◆ **THE REQUEST**:
Return precisely the span of lines from the top of the material below to the line containing "ax = fig.add_axes([236", both included. Pictures are excluded.

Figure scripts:
-------

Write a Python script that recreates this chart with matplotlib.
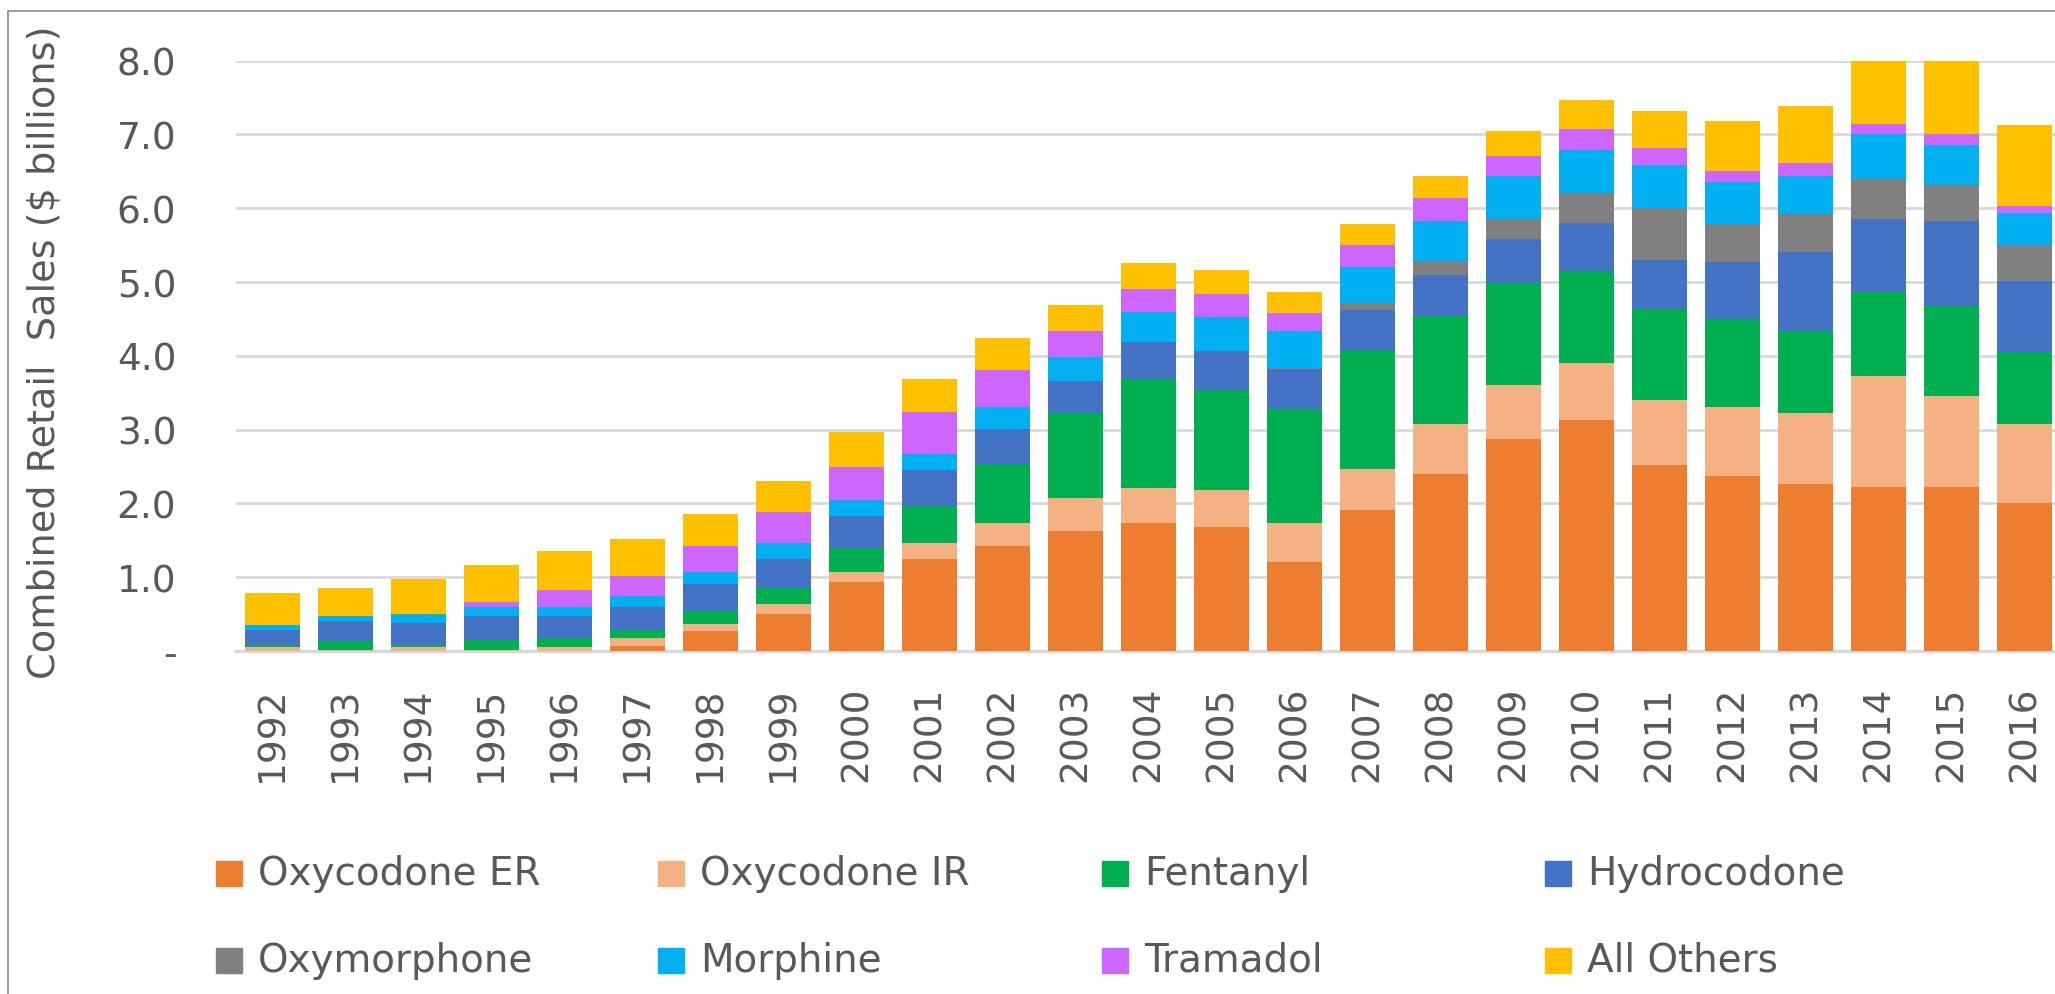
import matplotlib.pyplot as plt
from matplotlib.patches import Rectangle
import numpy as np

plt.rcParams['font.family'] = 'DejaVu Sans'

# combined retail sales, $ billions
years = [str(y) for y in range(1992, 2017)]
oxycodone_er = [0.00, 0.00, 0.00, 0.00, 0.00, 0.07, 0.27, 0.50, 0.94, 1.25, 1.42, 1.63, 1.74,
                1.68, 1.21, 1.91, 2.40, 2.87, 3.13, 2.52, 2.37, 2.26, 2.22, 2.22, 2.00]
oxycodone_ir = [0.05, 0.02, 0.05, 0.02, 0.05, 0.10, 0.09, 0.14, 0.13, 0.21, 0.32, 0.44, 0.47,
                0.50, 0.53, 0.56, 0.68, 0.74, 0.77, 0.88, 0.93, 0.96, 1.50, 1.24, 1.07]
fentanyl = [0.03, 0.12, 0.03, 0.13, 0.12, 0.12, 0.18, 0.22, 0.32, 0.51, 0.80, 1.15, 1.48,
            1.35, 1.54, 1.61, 1.46, 1.37, 1.25, 1.23, 1.20, 1.12, 1.14, 1.22, 0.98]
hydrocodone = [0.20, 0.26, 0.30, 0.32, 0.30, 0.30, 0.37, 0.39, 0.44, 0.48, 0.47, 0.44, 0.50,
               0.54, 0.54, 0.54, 0.55, 0.60, 0.65, 0.67, 0.77, 1.07, 1.00, 1.15, 0.96]
oxymorphone = [0.00, 0.00, 0.00, 0.00, 0.00, 0.00, 0.00, 0.00, 0.00, 0.00, 0.00, 0.00, 0.00,
               0.00, 0.02, 0.09, 0.20, 0.27, 0.41, 0.70, 0.52, 0.51, 0.53, 0.49, 0.49]
morphine = [0.07, 0.07, 0.12, 0.12, 0.12, 0.15, 0.16, 0.21, 0.22, 0.22, 0.30, 0.33, 0.41,
            0.46, 0.50, 0.50, 0.53, 0.59, 0.58, 0.58, 0.56, 0.52, 0.61, 0.53, 0.44]
tramadol = [0.00, 0.00, 0.00, 0.08, 0.24, 0.27, 0.35, 0.43, 0.44, 0.57, 0.50, 0.35, 0.31,
            0.31, 0.24, 0.29, 0.32, 0.27, 0.28, 0.24, 0.15, 0.17, 0.14, 0.15, 0.09]
all_others = [0.44, 0.39, 0.47, 0.50, 0.53, 0.51, 0.43, 0.42, 0.48, 0.45, 0.43, 0.35, 0.35,
              0.32, 0.29, 0.28, 0.30, 0.33, 0.39, 0.50, 0.68, 0.78, 0.95, 1.10, 1.10]

names = ['Oxycodone ER', 'Oxycodone IR', 'Fentanyl', 'Hydrocodone',
         'Oxymorphone', 'Morphine', 'Tramadol', 'All Others']
series = [oxycodone_er, oxycodone_ir, fentanyl, hydrocodone,
          oxymorphone, morphine, tramadol, all_others]
colors = ['#ED7D31', '#F4B183', '#00B050', '#4472C4',
          '#808080', '#00B0F0', '#CC66FF', '#FFC000']

W, H = 2055, 995
fig = plt.figure(figsize=(W / 100, H / 100), dpi=100)
ax = fig.add_axes([236 / W, 1 - 652 / H, 1825 / W, (652 - 61.6) / H])

x = np.arange(len(years))
bottom = np.zeros(len(years))
for vals, name, col in zip(series, names, colors):
    ax.bar(x, vals, 0.74, bottom=bottom, color=col, label=name, zorder=3)
    bottom += np.array(vals)

ax.set_xlim(-0.5, len(years) - 0.5)
ax.set_ylim(0, 8)
ax.set_axisbelow(True)
ax.yaxis.grid(True, color='#d9d9d9', lw=2)

for s in ['top', 'right', 'left']:
    ax.spines[s].set_visible(False)
ax.spines['bottom'].set_color('#d9d9d9')
ax.spines['bottom'].set_linewidth(2.5)

ax.set_yticks(range(9))
ax.set_yticklabels(['-'] + ['%.1f' % v for v in range(1, 9)])
ax.set_xticks(x)
ax.set_xticklabels(years, rotation=90)
ax.tick_params(axis='y', length=0, pad=43, labelsize=27, labelcolor='#595959')
ax.tick_params(axis='x', length=0, pad=25, labelsize=27, labelcolor='#595959')

fig.text(45 / W, 1 - 352 / H, 'Combined Retail  Sales ($ billions)', rotation=90,
         ha='center', va='center', fontsize=27.5, color='#595959')

# legend, laid out like the Excel one: 2 rows x 4 columns
col_x = [216, 658, 1102, 1545]
row_y = [874, 961]
for i, (name, col) in enumerate(zip(names, colors)):
    lx = col_x[i % 4]
    ly = row_y[i // 4]
    fig.add_artist(Rectangle((lx / W, 1 - (ly + 12.5) / H), 26 / W, 25 / H,
                             transform=fig.transFigure, color=col))
    fig.text((lx + 42) / W, 1 - ly / H, name, ha='left', va='center',
             fontsize=28, color='#595959')

# thin frame round the chart
fig.add_artist(Rectangle((8 / W, -0.1), 1.2, 1.1 - 12 / H, transform=fig.transFigure,
                         fill=False, ec='#8c8c8c', lw=1.2))

plt.savefig('out.png', dpi=100)
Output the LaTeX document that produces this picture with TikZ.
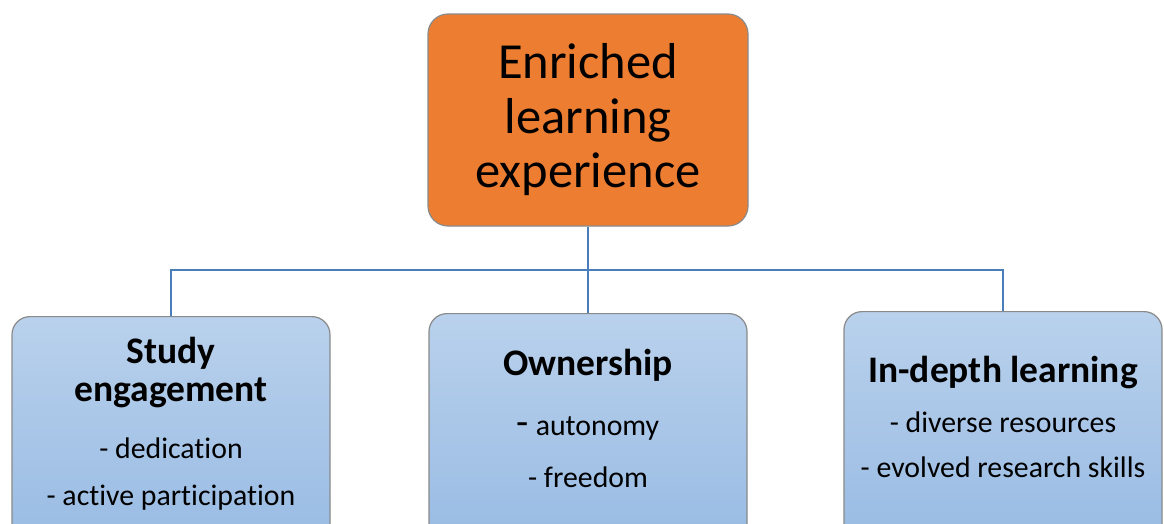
\documentclass[tikz,border=0pt]{standalone}
\usepackage{fontspec}
\setmainfont{Carlito}[Ligatures=NoCommon]
\definecolor{rootfill}{HTML}{ED7D31}
\definecolor{boxline}{HTML}{8A8A8A}
\definecolor{leaftop}{HTML}{B9D1EC}
\definecolor{leafbot}{HTML}{97BAE3}
\definecolor{linkblue}{HTML}{4A7EBB}
\tikzset{
  rootbox/.style={draw=boxline, line width=1.2pt, fill=rootfill, rounded corners=20pt,
    minimum width=320pt, minimum height=212pt, inner sep=0pt},
  leafbox/.style={draw=boxline, line width=1.2pt, rounded corners=18pt,
    top color=leaftop, bottom color=leafbot,
    minimum width=318pt, minimum height=240pt, inner sep=0pt},
  link/.style={draw=linkblue, line width=2pt},
  txt/.style={anchor=base, inner sep=0pt},
  roottext/.style={txt, font=\fontsize{50.5}{54}\selectfont},
  headtext/.style={txt, font=\fontsize{37.5}{40}\selectfont\bfseries},
  itemtext/.style={txt, font=\fontsize{29.8}{32}\selectfont},
}
\begin{document}
\begin{tikzpicture}[x=1pt,y=-1pt]
\useasboundingbox (0,0) rectangle (1164,523);
\clip (0,0) rectangle (1164,523);
\fill[white] (0,0) rectangle (1164,523);

% boxes
\node[rootbox] (root) at (588,120) {};
\node[leafbox, anchor=north] (study) at (171,316) {};
\node[leafbox, anchor=north] (own) at (588,313) {};
\node[leafbox, anchor=north] (deep) at (1003,311) {};

% connectors
\coordinate (hub) at (588,270);
\draw[link] (root.south) -- (hub);
\draw[link] (hub) -| (study.north);
\draw[link] (hub) -| (deep.north);
\draw[link] (hub) -- (own.north);

% root text
\node[roottext] (r1) at (588,78) {Enriched};
\node[roottext] (r2) at (588,133) {learning};
\node[roottext] (r3) at (588,187) {experience};

% study engagement
\node[headtext] (s1) at (171,363) {Study};
\node[headtext] (s2) at (171,401) {engagement};
\node[itemtext] (s3) at (171,458) {- dedication};
\node[itemtext] (s4) at (171,505) {- active participation};

% ownership
\node[headtext] (o1) at (588,375) {Ownership};
\node[itemtext] (o2) at (588,435) {{\fontsize{40}{40}\selectfont -} autonomy};
\node[itemtext] (o3) at (588,487) {- freedom};

% in-depth learning
\node[headtext] (d1) at (1003,382) {In-depth learning};
\node[itemtext] (d2) at (1003,432) {- diverse resources};
\node[itemtext] (d3) at (1003,477) {- evolved research skills};
\end{tikzpicture}
\end{document}
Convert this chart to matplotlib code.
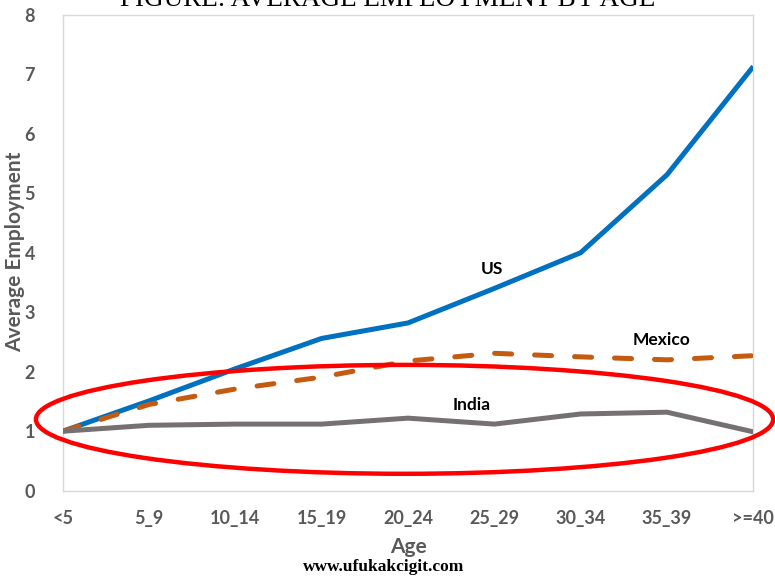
import matplotlib
matplotlib.use("Agg")
import matplotlib.pyplot as plt
from matplotlib.patches import Ellipse

# Average employment by firm age
AGE_GROUPS = ["<5", "5_9", "10_14", "15_19", "20_24", "25_29", "30_34", "35_39", ">=40"]
US = [1.00, 1.51, 2.05, 2.56, 2.82, 3.40, 4.00, 5.31, 7.13]
MEXICO = [1.00, 1.45, 1.71, 1.91, 2.18, 2.31, 2.25, 2.20, 2.27]
INDIA = [1.00, 1.10, 1.12, 1.12, 1.22, 1.12, 1.29, 1.32, 0.99]

BLUE = "#0070C0"
ORANGE = "#C55A11"
GRAY = "#767171"
TICK_GRAY = "#595959"

plt.rcParams["font.family"] = ["Lato", "DejaVu Sans"]

fig = plt.figure(figsize=(7.75, 5.76), dpi=100)
ax = fig.add_axes([0.0809, 0.148, 0.8911, 0.8265])

x = list(range(len(AGE_GROUPS)))
ax.plot(x, US, color=BLUE, lw=3.6, solid_capstyle="butt", zorder=3)
ax.plot(x, MEXICO, color=ORANGE, lw=3.6, dashes=(3.4, 4.6),
        dash_capstyle="round", zorder=3)
ax.plot(x, INDIA, color=GRAY, lw=3.6, solid_capstyle="butt", zorder=3)

ax.text(4.97, 3.72, "US", fontsize=12.5, fontweight="bold", ha="center", va="center")
ax.text(6.94, 2.53, "Mexico", fontsize=12.5, fontweight="bold", ha="center", va="center")
ax.text(4.74, 1.44, "India", fontsize=12.5, fontweight="bold", ha="center", va="center")

# highlight around the flat India series
ax.add_patch(Ellipse((3.96, 1.20), 8.54, 1.83, fill=False, edgecolor="#FF0000",
                     lw=3.2, clip_on=False, zorder=4))

ax.set_xlim(0, 8)
ax.set_ylim(0, 8)
ax.set_xticks(x)
ax.set_xticklabels(AGE_GROUPS)
ax.set_yticks(range(0, 9))
ax.tick_params(length=0, labelsize=13, labelcolor=TICK_GRAY)
ax.tick_params(axis="x", pad=14)
ax.tick_params(axis="y", pad=20)
for lbl in ax.get_xticklabels() + ax.get_yticklabels():
    lbl.set_fontweight("bold")
for sp in ax.spines.values():
    sp.set_color("#D9D9D9")
    sp.set_linewidth(1.0)

ax.set_xlabel("Age", fontsize=15, fontweight="bold", color=TICK_GRAY, labelpad=7)
fig.text(0.0195, 0.5625, "Average Employment", fontsize=15, fontweight="bold",
         color=TICK_GRAY, rotation=90, ha="center", va="center")

fig.text(0.5, 1.0, "FIGURE: AVERAGE EMPLOYMENT BY AGE", family="Liberation Serif",
         fontsize=19.5, ha="center", va="center")
fig.text(0.4955, 0.0155, "www.ufukakcigit.com", family="Liberation Serif",
         fontweight="bold", fontsize=12.5, ha="center", va="center")

fig.savefig("out.png", dpi=100)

-------

◆ **FINAL ANSWER**:
Write a Python script that recreates this chart with matplotlib.
import matplotlib.pyplot as plt
from matplotlib.patches import Rectangle
import numpy as np

plt.rcParams['font.family'] = 'DejaVu Sans'

# combined retail sales, $ billions
years = [str(y) for y in range(1992, 2017)]
oxycodone_er = [0.00, 0.00, 0.00, 0.00, 0.00, 0.07, 0.27, 0.50, 0.94, 1.25, 1.42, 1.63, 1.74,
                1.68, 1.21, 1.91, 2.40, 2.87, 3.13, 2.52, 2.37, 2.26, 2.22, 2.22, 2.00]
oxycodone_ir = [0.05, 0.02, 0.05, 0.02, 0.05, 0.10, 0.09, 0.14, 0.13, 0.21, 0.32, 0.44, 0.47,
                0.50, 0.53, 0.56, 0.68, 0.74, 0.77, 0.88, 0.93, 0.96, 1.50, 1.24, 1.07]
fentanyl = [0.03, 0.12, 0.03, 0.13, 0.12, 0.12, 0.18, 0.22, 0.32, 0.51, 0.80, 1.15, 1.48,
            1.35, 1.54, 1.61, 1.46, 1.37, 1.25, 1.23, 1.20, 1.12, 1.14, 1.22, 0.98]
hydrocodone = [0.20, 0.26, 0.30, 0.32, 0.30, 0.30, 0.37, 0.39, 0.44, 0.48, 0.47, 0.44, 0.50,
               0.54, 0.54, 0.54, 0.55, 0.60, 0.65, 0.67, 0.77, 1.07, 1.00, 1.15, 0.96]
oxymorphone = [0.00, 0.00, 0.00, 0.00, 0.00, 0.00, 0.00, 0.00, 0.00, 0.00, 0.00, 0.00, 0.00,
               0.00, 0.02, 0.09, 0.20, 0.27, 0.41, 0.70, 0.52, 0.51, 0.53, 0.49, 0.49]
morphine = [0.07, 0.07, 0.12, 0.12, 0.12, 0.15, 0.16, 0.21, 0.22, 0.22, 0.30, 0.33, 0.41,
            0.46, 0.50, 0.50, 0.53, 0.59, 0.58, 0.58, 0.56, 0.52, 0.61, 0.53, 0.44]
tramadol = [0.00, 0.00, 0.00, 0.08, 0.24, 0.27, 0.35, 0.43, 0.44, 0.57, 0.50, 0.35, 0.31,
            0.31, 0.24, 0.29, 0.32, 0.27, 0.28, 0.24, 0.15, 0.17, 0.14, 0.15, 0.09]
all_others = [0.44, 0.39, 0.47, 0.50, 0.53, 0.51, 0.43, 0.42, 0.48, 0.45, 0.43, 0.35, 0.35,
              0.32, 0.29, 0.28, 0.30, 0.33, 0.39, 0.50, 0.68, 0.78, 0.95, 1.10, 1.10]

names = ['Oxycodone ER', 'Oxycodone IR', 'Fentanyl', 'Hydrocodone',
         'Oxymorphone', 'Morphine', 'Tramadol', 'All Others']
series = [oxycodone_er, oxycodone_ir, fentanyl, hydrocodone,
          oxymorphone, morphine, tramadol, all_others]
colors = ['#ED7D31', '#F4B183', '#00B050', '#4472C4',
          '#808080', '#00B0F0', '#CC66FF', '#FFC000']

W, H = 2055, 995
fig = plt.figure(figsize=(W / 100, H / 100), dpi=100)
ax = fig.add_axes([236 / W, 1 - 652 / H, 1825 / W, (652 - 61.6) / H])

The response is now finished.